The Moran Plant was decommissioned in 1986, but subsequent plans for the site never came to fruition. Most recently, a group dubbed New Moran formed in 2013 to try to redevelop the building. Burlington residents voted in 2014 to ensure that tax-increment dollars could finance the project.
Among those on the New Moran team was artist Katharine Monstream, who spoke on Wednesday. She recalled a 2016 gallery opening she held inside the plant. The 500 people who attended wore hard hats as they perused her artwork and got a look inside the decrepit building she hoped to reanimate.

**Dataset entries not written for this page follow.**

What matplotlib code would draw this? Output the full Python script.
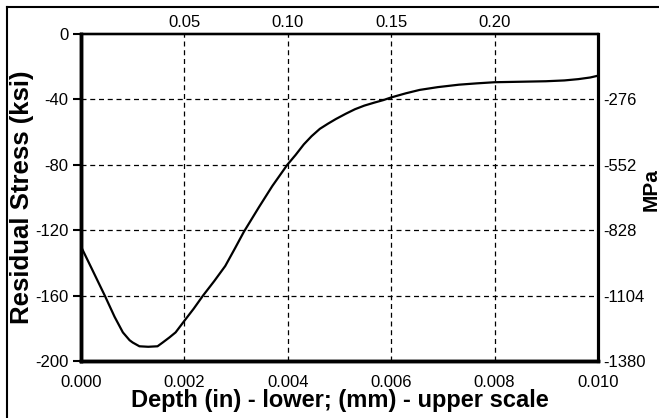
import matplotlib
matplotlib.use("Agg")
import matplotlib.pyplot as plt
from matplotlib.lines import Line2D

plt.rcParams['font.family'] = ['Liberation Sans', 'DejaVu Sans']
plt.rcParams['axes.unicode_minus'] = False

# Data: depth (in) vs residual stress (ksi)
depth_in = [0.0, 0.00020, 0.00046, 0.00065, 0.00081, 0.00094, 0.00100, 0.00113,
            0.00130, 0.00148, 0.00158, 0.00171, 0.00183, 0.0020,
            0.00218, 0.00236, 0.00258, 0.00279, 0.00298, 0.00315, 0.00344,
            0.00370, 0.00399, 0.00415, 0.00431, 0.00446,
            0.00462, 0.00478, 0.00493, 0.00512, 0.00530, 0.00548, 0.00567,
            0.00585, 0.0060, 0.00628, 0.00655, 0.00690, 0.00731,
            0.00765, 0.0080, 0.00850, 0.00899, 0.00935, 0.00962, 0.00985, 0.0100]
stress_ksi = [-130, -143, -160, -173, -182.5, -187.3, -188.7, -191,
              -191.3, -191, -188.7, -185.6, -182.5, -175.4,
              -168, -160, -151, -141.9, -131, -121, -106,
              -93, -80, -74, -67.5, -62.5,
              -58, -54.8, -52, -48.8, -46, -43.8, -42,
              -40.4, -38.8, -36.3, -34.2, -32.5, -31,
              -30.2, -29.5, -29.2, -28.9, -28.4, -27.6, -26.6, -25.5]

x_ticks = [0.000, 0.002, 0.004, 0.006, 0.008, 0.010]
x_tick_labels = ["0.000", "0.002", "0.004", "0.006", "0.008", "0.010"]
y_ticks = [0, -40, -80, -120, -160, -200]
y_tick_labels = ["0", "-40", "-80", "-120", "-160", "-200"]
top_ticks = [0.002, 0.004, 0.006, 0.008]
top_tick_labels = ["0.05", "0.10", "0.15", "0.20"]
right_ticks = [-40, -80, -120, -160, -200]
right_tick_labels = ["-276", "-552", "-828", "-1104", "-1380"]

W, H = 659, 418
fig = plt.figure(figsize=(W / 100, H / 100), dpi=100)
ax = fig.add_axes([81 / W, 1 - 361 / H, (598 - 81) / W, (361 - 34) / H])

ax.plot(depth_in, stress_ksi, color='black', lw=1.6)
ax.set_xlim(0, 0.010)
ax.set_ylim(-200, 0)

ax.set_xticks(x_ticks)
ax.set_xticklabels(x_tick_labels)
ax.set_yticks(y_ticks)
ax.set_yticklabels(y_tick_labels)
ax.tick_params(axis='x', length=0, pad=10, labelsize=12)
ax.tick_params(axis='y', length=6, width=1.5, direction='out', pad=3, labelsize=12)

for v in top_ticks:
    ax.axvline(v, color='black', lw=0.9, ls=(0, (4, 3)), zorder=0)
for v in right_ticks[:-1]:
    ax.axhline(v, color='black', lw=0.9, ls=(0, (4, 3)), zorder=0)

# top (mm) scale
axt = ax.twiny()
axt.set_xlim(ax.get_xlim())
axt.set_xticks(top_ticks)
axt.set_xticklabels(top_tick_labels)
axt.tick_params(axis='x', length=0, pad=3, labelsize=12)

# right (MPa) scale
axr = ax.twinx()
axr.set_ylim(ax.get_ylim())
axr.set_yticks(right_ticks)
axr.set_yticklabels(right_tick_labels)
axr.tick_params(axis='y', length=0, pad=4, labelsize=12)

for a in (ax, axt, axr):
    a.spines['left'].set_linewidth(2.4)
    a.spines['bottom'].set_linewidth(2.4)
    a.spines['right'].set_linewidth(2.2)
    a.spines['top'].set_linewidth(1.6)

ax.set_xlabel("Depth (in) - lower; (mm) - upper scale", fontsize=17,
              fontweight='bold', labelpad=-1)
ax.set_ylabel("Residual Stress (ksi)", fontsize=18.5, fontweight='bold', labelpad=1)
fig.text(651 / W, 1 - 190 / H, "MPa", rotation=90, fontsize=15, fontweight='bold',
         ha='center', va='center')

# outer frame (left and top edges)
fig.add_artist(Line2D([7 / W, 7 / W], [0, 1 - 7 / H], transform=fig.transFigure,
                      color='black', lw=1.5))
fig.add_artist(Line2D([7 / W, 1], [1 - 7 / H, 1 - 7 / H], transform=fig.transFigure,
                      color='black', lw=1.5))

fig.savefig("out.png", dpi=100)
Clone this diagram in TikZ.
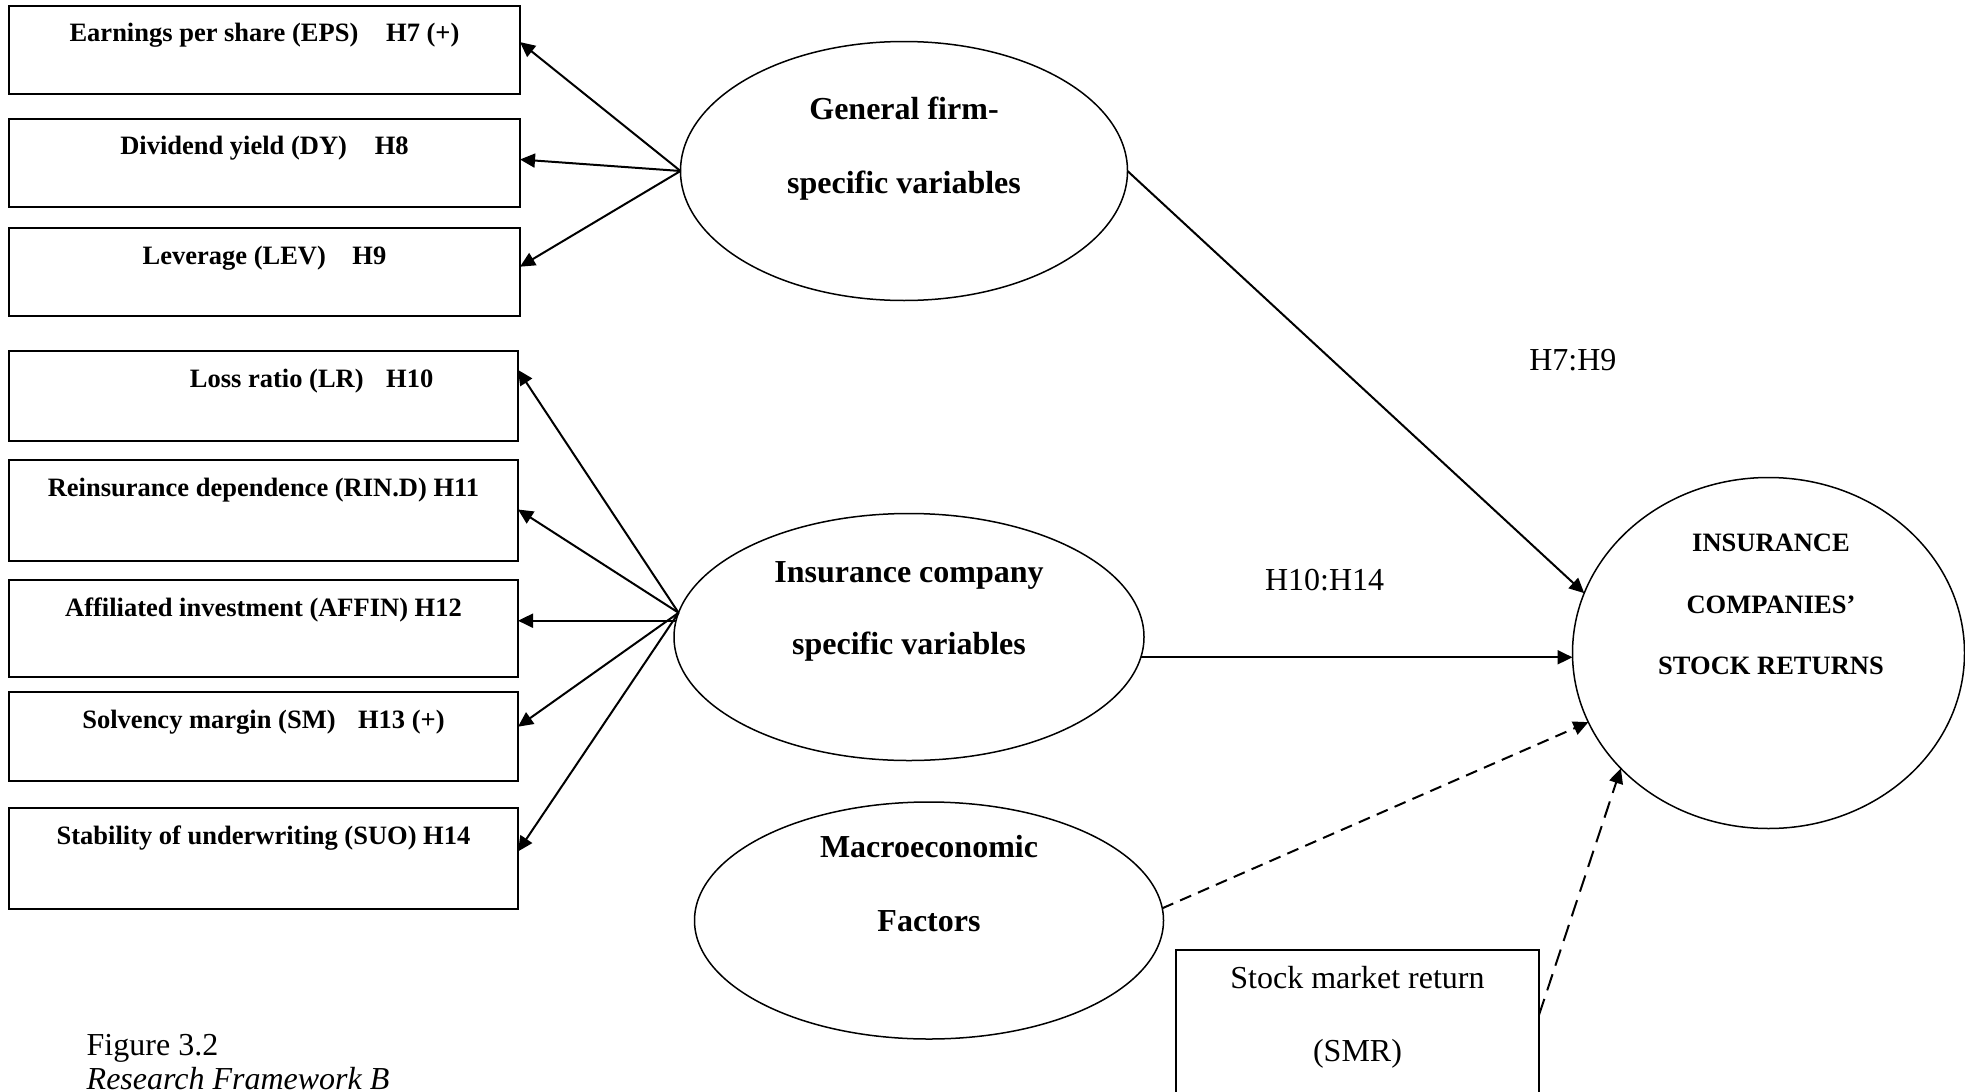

The proposal fell apart in 2017. The city's Community Economic Development Office pitched the FRAME design, which stands for Fearless Relook at Moran Electric, in late 2018, and it quickly earned city council approval. The project is expected to cost $6.55 million.
Despite her disappointment that the redevelopment plans never came through, Monstream lauded the FRAME concept.
“We all take great satisfaction knowing the structure will stand," she said. "It’s so gratifying knowing the old coal-burning plant that kept the lights on in our little city will remain accessible to visitors and Burlingtonians alike.”
Construction is expected to last at least through next summer, Weinberger said. But to those assembled on Wednesday, the result will be worth the wait.
“We’ve come a long way as a community,” Clavelle said. “We now have a waterfront that we can use and enjoy, and you don’t need a pocketful of money to do it … It wasn’t easy to get where we are today.”